This review will attempt to acquaint the reader with the most important ideas in assessing sampling quality. We will address both the statistical uncertainty in individual observables and quantification of the global quality of the equilibrium ensemble. We will explicitly address differing approaches necessary for standard dynamics simulations, as compared to algorithms such as replica exchange, and while we use the language of molecular dynamics, virtually all of the arguments apply equally to Monte Carlo methods as well. Although this review will not specifically address path sampling, many of the ideas carry over to what amounts to equilibrium sampling of the much larger space of paths. We will recommend specific ‘best practices’, with the inevitable bias toward the authors’ work. We have tried to describe the intellectual history behind the key ideas, but the article is ultimately organized around practically important concepts.
For the convenience of less experienced readers, key terms and functions have been defined in the appendix: average, variance, correlation function, and correlation time.
Example trajectories from small and large systems (to which we will return throughout the review) illustrate the key ideas. In fact, almost all the complexity we will see in large systems is already present in a molecule as simple as n-butane. Nevertheless, it is very valuable to look at both “very long” trajectories and some that are “not long enough.” Concerning the definition of “long,” we hope that if ‘we know it when we see it,’ then we can construct a suitable mathematical definition. Visual confirmation of good sampling is still an important check on any quantitative measure.
Let us first consider butane, as in Figure 1. Several standard molecular coordinates are plotted for a period of 1 nsec, and it is clear that several timescales less than 1 nsec are present. The very fastest motions (almost vertical in the scale of the figure) correspond to bond length and angle vibrations, while the dihedrals exhibit occasional quasi-discrete transitions. The CH3 dihedral, which reports on methyl spinning, clearly makes more frequent transitions than the main dihedral.

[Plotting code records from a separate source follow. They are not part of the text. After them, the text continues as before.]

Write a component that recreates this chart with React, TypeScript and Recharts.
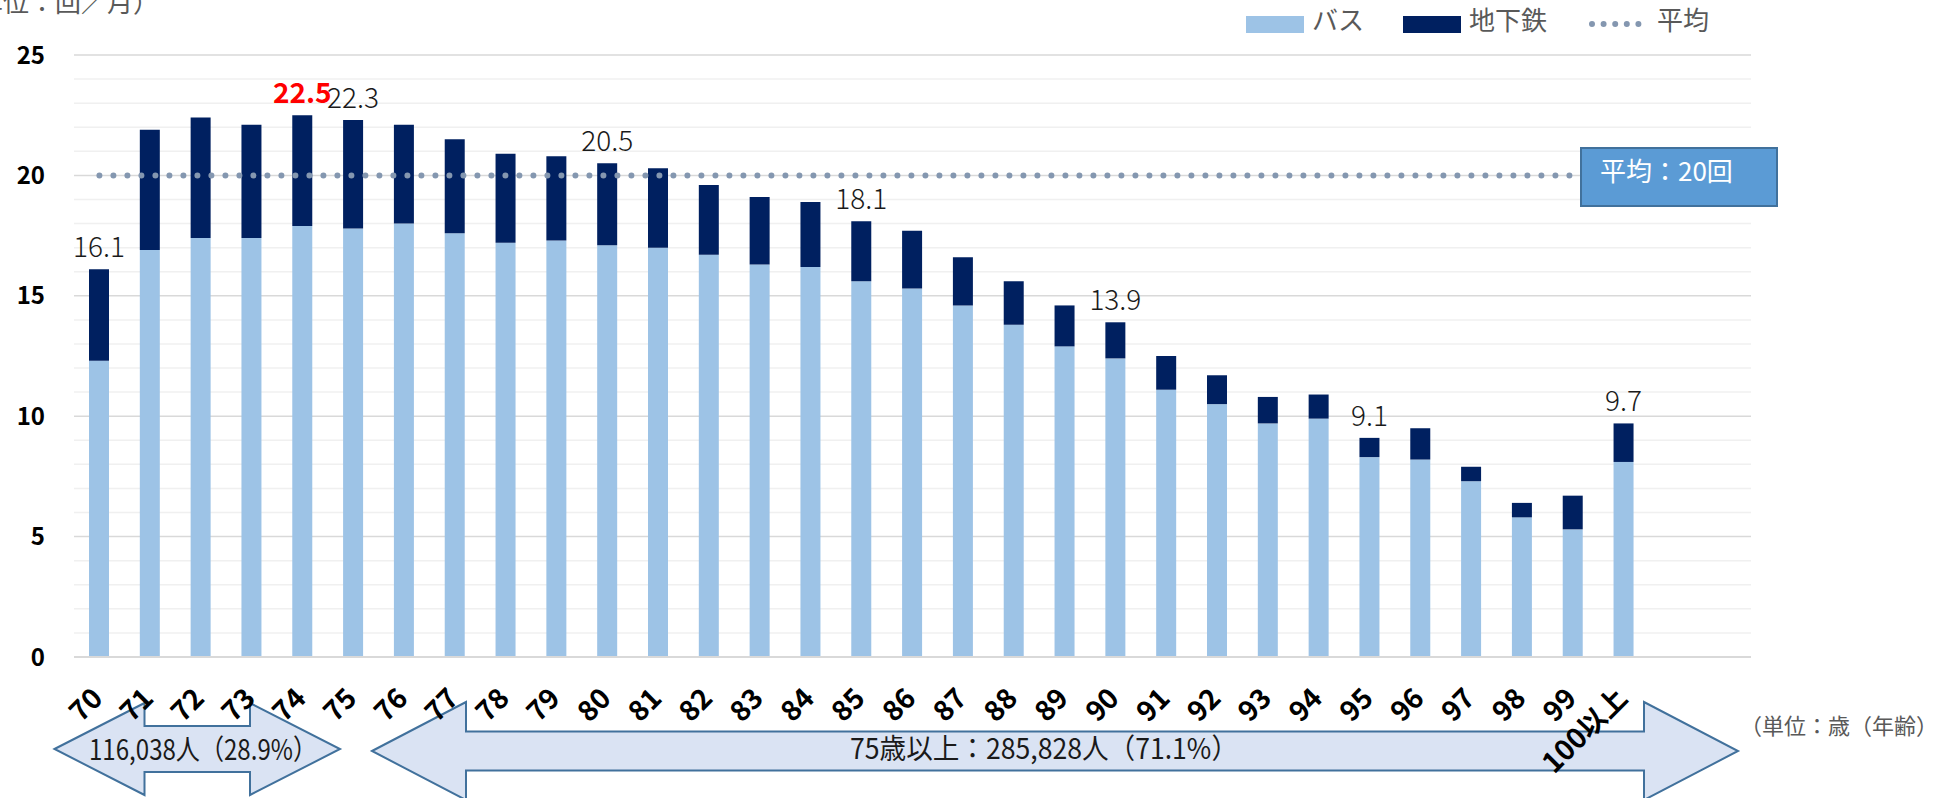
import { Bar, CartesianGrid, ComposedChart, LabelList, Line, XAxis, YAxis } from "recharts";

const ages = [
  "70", "71", "72", "73", "74", "75", "76", "77", "78", "79",
  "80", "81", "82", "83", "84", "85", "86", "87", "88", "89",
  "90", "91", "92", "93", "94", "95", "96", "97", "98", "99", "100以上",
];
// trips per month
const busTrips = [
  12.3, 16.9, 17.4, 17.4, 17.9, 17.8, 18.0, 17.6, 17.2, 17.3,
  17.1, 17.0, 16.7, 16.3, 16.2, 15.6, 15.3, 14.6, 13.8, 12.9,
  12.4, 11.1, 10.5, 9.7, 9.9, 8.3, 8.2, 7.3, 5.8, 5.3, 8.1,
];
const subwayTrips = [
  3.8, 5.0, 5.0, 4.7, 4.6, 4.5, 4.1, 3.9, 3.7, 3.5,
  3.4, 3.3, 2.9, 2.8, 2.7, 2.5, 2.4, 2.0, 1.8, 1.7,
  1.5, 1.4, 1.2, 1.1, 1.0, 0.8, 1.3, 0.6, 0.6, 1.4, 1.6,
];
const averageTrips = 20;
const labeledAges = ["70", "74", "75", "80", "85", "90", "95", "100以上"];
const peakAge = "74";
// Excel left two empty slots at the right end of the plot
const spareSlots = [" ", "  "];
const yTicks = [0, 5, 10, 15, 20, 25];
const minorGrid = [1, 2, 3, 4, 6, 7, 8, 9, 11, 12, 13, 14, 16, 17, 18, 19, 21, 22, 23, 24];

const legendItems = [
  { name: "バス", kind: "rect", color: "#9dc3e6" },
  { name: "地下鉄", kind: "rect", color: "#002060" },
  { name: "平均", kind: "dots", color: "#8497b0" },
];

const jp = '"Noto Sans CJK JP", "Noto Sans", sans-serif';

const chartData = [
  ...ages.map((age, i) => ({ age, bus: busTrips[i], subway: subwayTrips[i], avg: averageTrips })),
  ...spareSlots.map((age) => ({ age, bus: null, subway: null, avg: null })),
];

function AgeTick(props: any) {
  const { x, y, payload } = props;
  const text = String(payload?.value ?? "");
  if (!text.trim()) return <g />;
  const px = x + 5;
  const py = y + 43;
  return (
    <text
      x={px}
      y={py}
      transform={`rotate(-45 ${px} ${py})`}
      textAnchor="end"
      fontSize={28}
      fontWeight={700}
      fontFamily={jp}
      fill="#000"
    >
      {text}
    </text>
  );
}

function TotalLabel(props: any) {
  const box = props.viewBox ?? props;
  const index = props.index;
  const age = ages[index];
  if (age === undefined || !labeledAges.includes(age)) return null;
  const top = Math.min(box.y, box.y + box.height);
  const total = (busTrips[index] + subwayTrips[index]).toFixed(1);
  const peak = age === peakAge;
  return (
    <text
      x={box.x + box.width / 2}
      y={top - 12}
      textAnchor="middle"
      fontSize={28}
      fontWeight={peak ? 700 : 300}
      fontFamily={jp}
      fill={peak ? "#ff0000" : "#1a1a1a"}
    >
      {total}
    </text>
  );
}

function doubleArrow(x1: number, x2: number, cy: number, head: number, headHalf: number, shaftHalf: number) {
  const pts = [
    [x1, cy],
    [x1 + head, cy - headHalf],
    [x1 + head, cy - shaftHalf],
    [x2 - head, cy - shaftHalf],
    [x2 - head, cy - headHalf],
    [x2, cy],
    [x2 - head, cy + headHalf],
    [x2 - head, cy + shaftHalf],
    [x1 + head, cy + shaftHalf],
    [x1 + head, cy + headHalf],
  ];
  return pts.map((p) => p.join(",")).join(" ");
}

export default function App() {
  const layer = { position: "absolute" as const, left: 0, top: 0 };

  return (
    <div style={{ position: "absolute", left: 0, top: 0, width: 1950, height: 798, overflow: "hidden", background: "#fff" }}>
      {/* arrows sit behind the chart so the rotated age labels draw over them */}
      <svg width={1950} height={798} style={layer}>
        <polygon points={doubleArrow(54.5, 340, 749, 90, 46, 23)} fill="#dae3f3" stroke="#41719c" strokeWidth={2} />
        <text x={203} y={760} textAnchor="middle" fontSize={28} fontFamily={jp} fill="#1a1a1a" textLength={228} lengthAdjust="spacingAndGlyphs">
          116,038人（28.9%）
        </text>
        <polygon points={doubleArrow(372, 1738, 751, 94, 49, 19.5)} fill="#dae3f3" stroke="#41719c" strokeWidth={2} />
        <text x={1044} y={759} textAnchor="middle" fontSize={28} fontFamily={jp} fill="#1a1a1a" textLength={388} lengthAdjust="spacingAndGlyphs">
          75歳以上：285,828人（71.1%）
        </text>
        <text x={1740} y={734} fontSize={22} fontFamily={jp} fill="#595959">
          （単位：歳（年齢）
        </text>
      </svg>

      <div style={layer}>
        <ComposedChart width={1950} height={798} data={chartData} margin={{ top: 55, right: 199, bottom: 0, left: 0 }} barCategoryGap={0}>
          <CartesianGrid vertical={false} horizontalValues={minorGrid} stroke="#f0f0f0" strokeWidth={1.5} />
          <CartesianGrid vertical={false} horizontalValues={yTicks} stroke="#d9d9d9" strokeWidth={1.5} />
          <XAxis
            dataKey="age"
            interval={0}
            height={141}
            tickLine={false}
            tickSize={0}
            tickMargin={0}
            axisLine={{ stroke: "#d9d9d9", strokeWidth: 2 }}
            tick={<AgeTick />}
          />
          <YAxis
            domain={[0, 25]}
            ticks={yTicks}
            width={74}
            axisLine={false}
            tickLine={false}
            tickSize={0}
            tickMargin={29}
            tick={{ fill: "#000", fontSize: 24, fontWeight: 700, fontFamily: jp }}
          />
          <Bar dataKey="bus" stackId="trips" fill="#9dc3e6" barSize={20} isAnimationActive={false} />
          <Bar dataKey="subway" stackId="trips" fill="#002060" barSize={20} isAnimationActive={false}>
            <LabelList dataKey="subway" content={<TotalLabel />} />
          </Bar>
          <Line
            type="linear"
            dataKey="avg"
            stroke="#8497b0"
            strokeWidth={6}
            strokeDasharray="0 14"
            strokeLinecap="round"
            dot={false}
            activeDot={false}
            isAnimationActive={false}
          />
        </ComposedChart>
      </div>

      <svg width={1950} height={798} style={{ ...layer, pointerEvents: "none" }}>
        <text x={-49} y={12} fontSize={26} fontFamily={jp} fill="#595959">
          （単位：回／月）
        </text>

        <rect x={1581} y={148} width={196} height={58} fill="#5b9bd5" stroke="#41719c" strokeWidth={2} />
        <text x={1600} y={181} fontSize={26} fontFamily={jp} fill="#ffffff">
          平均：20回
        </text>

        {legendItems.map((item, i) => {
          const x0 = [1246, 1403, 1589][i];
          if (item.kind === "rect") {
            return (
              <g key={item.name}>
                <rect x={x0} y={16} width={58} height={17} fill={item.color} />
                <text x={x0 + 66} y={30} fontSize={26} fontFamily={jp} fill="#595959">
                  {item.name}
                </text>
              </g>
            );
          }
          return (
            <g key={item.name}>
              <line x1={x0 + 3} y1={24} x2={x0 + 61} y2={24} stroke={item.color} strokeWidth={6} strokeDasharray="0 11.6" strokeLinecap="round" />
              <text x={x0 + 68} y={30} fontSize={26} fontFamily={jp} fill="#595959">
                {item.name}
              </text>
            </g>
          );
        })}
      </svg>
    </div>
  );
}
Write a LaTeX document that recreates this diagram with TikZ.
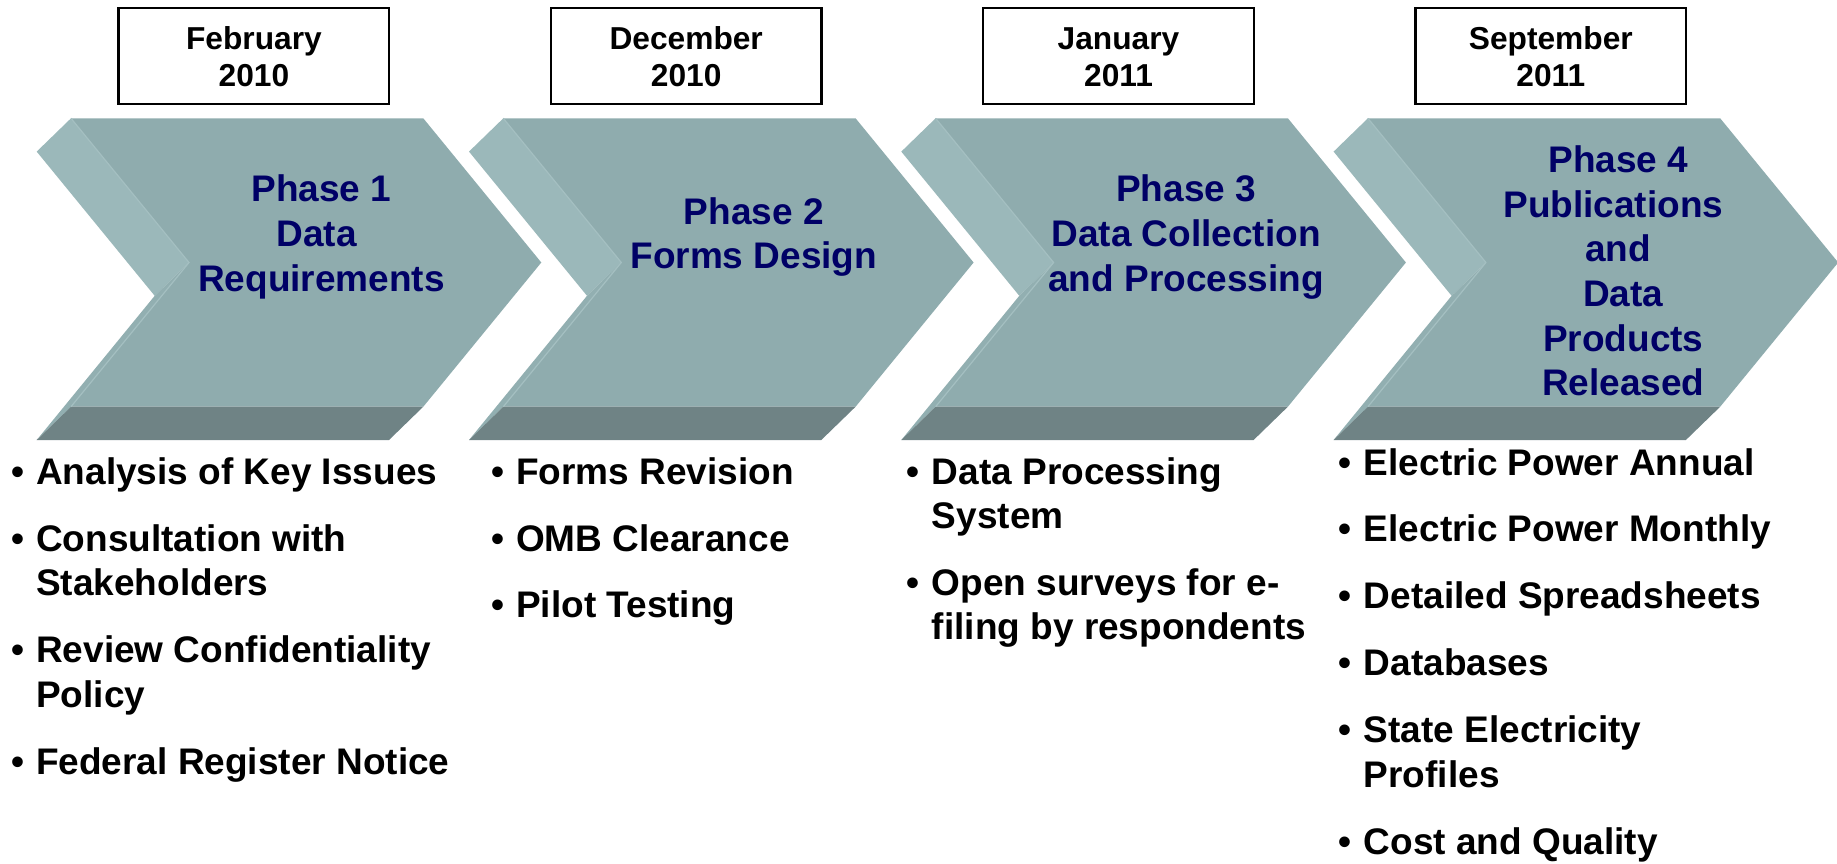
\documentclass[tikz,border=0pt]{standalone}
\usepackage{fontspec}
\setmainfont{Liberation Sans}
\definecolor{face}{RGB}{143,172,174}
\definecolor{facetop}{RGB}{155,184,186}
\definecolor{facelow}{RGB}{146,175,177}
\definecolor{facebot}{RGB}{111,131,133}
\definecolor{edgelight}{RGB}{164,191,193}
\definecolor{navy}{RGB}{0,0,102}
\tikzset{
  phasetxt/.style={anchor=base, text=navy, font=\fontsize{37}{44.5}\selectfont\bfseries, inner sep=0pt},
  bullettxt/.style={anchor=base west, font=\fontsize{37}{44.5}\selectfont\bfseries, inner sep=0pt},
  datetxt/.style={anchor=base, font=\fontsize{31.7}{37.4}\selectfont\bfseries, inner sep=0pt},
  datebox/.style={draw=black, line width=2.5pt, fill=white, minimum width=270.6pt, minimum height=95.8pt, inner sep=0pt},
}
\newcommand{\bul}{\llap{\textbullet\hspace{12pt}}}
\begin{document}
\begin{tikzpicture}[x=1pt,y=-1pt]
\useasboundingbox (0,0) rectangle (1837,863);
\clip (0,0) rectangle (1837,863);
% chevrons
\foreach \i in {0,1,2,3}{
  \begin{scope}[shift={(\i*432.3,0)}]
    \fill[face] (71,118.3) -- (423.3,118.3) -- (541.3,262.5) -- (423.3,406.7) -- (71,406.7) -- (189,262.5) -- cycle;
    \fill[facetop] (71,118.3) -- (189,262.5) -- (154.7,295.8) -- (36.7,151.6) -- cycle;
    \fill[facelow] (189,262.5) -- (71,406.7) -- (36.7,440) -- (154.7,295.8) -- cycle;
    \fill[facebot] (71,406.7) -- (423.3,406.7) -- (389,440) -- (36.7,440) -- cycle;
    \draw[edgelight, line width=1.2pt] (71,118.3) -- (189,262.5) -- (71,406.7);
  \end{scope}
}
% date boxes
\foreach \i/\m/\y in {0/February/2010, 1/December/2010, 2/January/2011, 3/September/2011}{
  \node[datebox] (box\i) at ({253.9+\i*432.3},55.9) {};
  \node[datetxt] (month\i) at ({253.9+\i*432.3},49.3) {\m};
  \node[datetxt] (year\i) at ({253.9+\i*432.3},86.7) {\y};
}
% phase titles
\node[phasetxt] (p1a) at (321.5,201.9) {Phase 1};
\node[phasetxt] (p1b) at (321.5,246.5) {Data\hspace*{10pt}};
\node[phasetxt] (p1c) at (321.5,291.1) {Requirements};
\node[phasetxt] (p2a) at (753.8,224.2) {Phase 2};
\node[phasetxt] (p2b) at (753.8,268.8) {Forms Design};
\node[phasetxt] (p3a) at (1186.1,201.9) {Phase 3};
\node[phasetxt] (p3b) at (1186.1,246.5) {Data Collection};
\node[phasetxt] (p3c) at (1186.1,291.1) {and Processing};
\node[phasetxt] (p4a) at (1623.3,172.7) {Phase 4\hspace*{10pt}};
\node[phasetxt] (p4b) at (1623.3,217.3) {Publications\hspace*{20pt}};
\node[phasetxt] (p4c) at (1623.3,261.9) {and\hspace*{10pt}};
\node[phasetxt] (p4d) at (1623.3,306.5) {Data};
\node[phasetxt] (p4e) at (1623.3,351.1) {Products};
\node[phasetxt] (p4f) at (1623.3,395.7) {Released};
% bullets column 1
\node[bullettxt] (c1a) at (36,484.3) {\bul Analysis of Key Issues};
\node[bullettxt] (c1b) at (36,551) {\bul Consultation with};
\node[bullettxt] (c1c) at (36,595.5) {Stakeholders};
\node[bullettxt] (c1d) at (36,662.7) {\bul Review Confidentiality};
\node[bullettxt] (c1e) at (36,707.2) {Policy};
\node[bullettxt] (c1f) at (36,774.3) {\bul Federal Register Notice};
% bullets column 2
\node[bullettxt] (c2a) at (516,484.3) {\bul Forms Revision};
\node[bullettxt] (c2b) at (516,551) {\bul OMB Clearance};
\node[bullettxt] (c2c) at (516,617) {\bul Pilot Testing};
% bullets column 3
\node[bullettxt] (c3a) at (931.7,484.3) {\bul Data Processing};
\node[bullettxt] (c3b) at (931.7,528.8) {System};
\node[bullettxt] (c3c) at (931.7,595) {\bul Open surveys for e-};
\node[bullettxt] (c3d) at (931.7,639.5) {filing by respondents};
% bullets column 4
\node[bullettxt] (c4a) at (1363.7,475) {\bul Electric Power Annual};
\node[bullettxt] (c4b) at (1363.7,541.7) {\bul Electric Power Monthly};
\node[bullettxt] (c4c) at (1363.7,608.3) {\bul Detailed Spreadsheets};
\node[bullettxt] (c4d) at (1363.7,675.5) {\bul Databases};
\node[bullettxt] (c4e) at (1363.7,742.5) {\bul State Electricity};
\node[bullettxt] (c4f) at (1363.7,787.5) {Profiles};
\node[bullettxt] (c4g) at (1363.7,854) {\bul Cost and Quality};
\end{tikzpicture}
\end{document}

Perhaps the trajectory of butane’s C-C-C angle is most ambiguous, since there appears to be a slow overall undulation in addition to the rapid vibrations. The undulation appears to have a frequency quite similar to the transition rate of the main dihedral, and underscores the point that generally speaking, all degrees of freedom are coupled, as sketched in Figure 2. In the case of butane, the sampling quality of the C-C-C angle may indeed be governed by the slowest motions of the molecule, isomerization of the central torsion.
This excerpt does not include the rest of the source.